Find the lines containing the word "code" and copy every one of them.

>> Begin Dataset excerpts

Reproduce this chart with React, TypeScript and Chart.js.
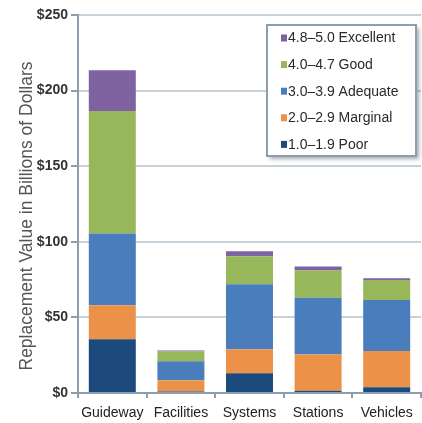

>> End Dataset excerpts
>> Begin Dataset excerpts

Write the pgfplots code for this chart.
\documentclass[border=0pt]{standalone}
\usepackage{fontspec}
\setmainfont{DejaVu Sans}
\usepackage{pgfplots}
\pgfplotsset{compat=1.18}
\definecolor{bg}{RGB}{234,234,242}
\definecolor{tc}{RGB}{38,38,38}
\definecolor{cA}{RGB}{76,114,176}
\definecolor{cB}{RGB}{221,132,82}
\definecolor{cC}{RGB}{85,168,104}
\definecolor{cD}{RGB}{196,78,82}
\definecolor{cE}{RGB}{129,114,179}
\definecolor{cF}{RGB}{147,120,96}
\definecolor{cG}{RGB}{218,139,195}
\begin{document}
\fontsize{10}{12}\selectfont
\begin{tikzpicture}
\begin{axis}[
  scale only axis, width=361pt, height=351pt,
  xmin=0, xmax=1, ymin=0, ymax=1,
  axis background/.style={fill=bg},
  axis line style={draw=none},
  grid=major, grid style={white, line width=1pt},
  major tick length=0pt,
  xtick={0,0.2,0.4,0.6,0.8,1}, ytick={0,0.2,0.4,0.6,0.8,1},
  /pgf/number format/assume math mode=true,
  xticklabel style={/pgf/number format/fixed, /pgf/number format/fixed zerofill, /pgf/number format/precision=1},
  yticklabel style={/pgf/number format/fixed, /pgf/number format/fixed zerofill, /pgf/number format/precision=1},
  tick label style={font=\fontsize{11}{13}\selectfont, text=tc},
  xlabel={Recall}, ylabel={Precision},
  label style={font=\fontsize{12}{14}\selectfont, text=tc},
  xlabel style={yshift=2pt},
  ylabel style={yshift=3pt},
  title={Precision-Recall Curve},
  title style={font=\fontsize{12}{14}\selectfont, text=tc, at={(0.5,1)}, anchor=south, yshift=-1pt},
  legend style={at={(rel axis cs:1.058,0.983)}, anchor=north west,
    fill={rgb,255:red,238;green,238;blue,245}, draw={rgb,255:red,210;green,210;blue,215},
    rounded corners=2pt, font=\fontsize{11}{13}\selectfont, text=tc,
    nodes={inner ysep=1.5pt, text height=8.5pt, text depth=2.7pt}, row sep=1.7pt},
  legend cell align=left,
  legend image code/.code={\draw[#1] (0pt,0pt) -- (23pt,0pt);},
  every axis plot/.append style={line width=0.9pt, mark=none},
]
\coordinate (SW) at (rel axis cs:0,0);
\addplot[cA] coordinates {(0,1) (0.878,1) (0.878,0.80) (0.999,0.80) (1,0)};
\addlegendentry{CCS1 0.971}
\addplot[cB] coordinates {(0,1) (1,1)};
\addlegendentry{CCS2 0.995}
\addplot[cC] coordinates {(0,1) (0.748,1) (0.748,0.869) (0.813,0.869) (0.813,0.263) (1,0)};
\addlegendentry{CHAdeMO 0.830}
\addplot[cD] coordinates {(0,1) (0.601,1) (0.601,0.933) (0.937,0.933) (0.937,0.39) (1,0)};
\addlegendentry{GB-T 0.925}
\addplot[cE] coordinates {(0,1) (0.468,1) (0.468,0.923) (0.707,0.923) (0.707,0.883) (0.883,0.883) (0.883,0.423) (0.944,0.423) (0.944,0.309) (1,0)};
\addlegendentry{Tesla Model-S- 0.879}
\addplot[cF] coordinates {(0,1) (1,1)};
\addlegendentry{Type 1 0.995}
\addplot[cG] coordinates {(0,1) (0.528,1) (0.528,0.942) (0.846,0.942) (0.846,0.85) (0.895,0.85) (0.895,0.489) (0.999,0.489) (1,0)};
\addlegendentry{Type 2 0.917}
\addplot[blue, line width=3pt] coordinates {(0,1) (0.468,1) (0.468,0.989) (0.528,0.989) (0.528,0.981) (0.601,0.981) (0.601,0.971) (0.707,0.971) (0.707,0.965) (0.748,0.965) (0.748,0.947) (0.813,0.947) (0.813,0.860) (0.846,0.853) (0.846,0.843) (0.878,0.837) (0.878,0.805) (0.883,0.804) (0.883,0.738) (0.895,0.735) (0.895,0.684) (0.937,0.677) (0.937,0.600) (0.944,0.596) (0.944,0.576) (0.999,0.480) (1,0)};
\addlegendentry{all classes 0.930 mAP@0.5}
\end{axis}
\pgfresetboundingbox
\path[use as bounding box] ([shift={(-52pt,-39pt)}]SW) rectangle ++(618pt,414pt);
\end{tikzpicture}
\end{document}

>> End Dataset excerpts
>> Begin Dataset excerpts

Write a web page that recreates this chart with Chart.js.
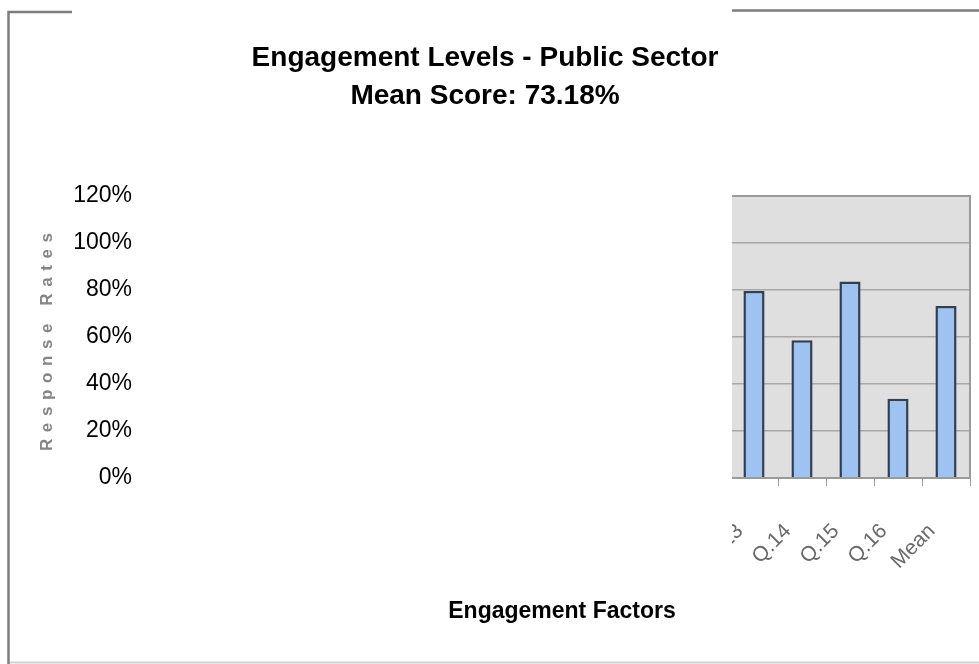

>> End Dataset excerpts

#### Finished task:
Write the pgfplots code for this chart.
  legend image code/.code={\draw[#1] (0pt,0pt) -- (23pt,0pt);},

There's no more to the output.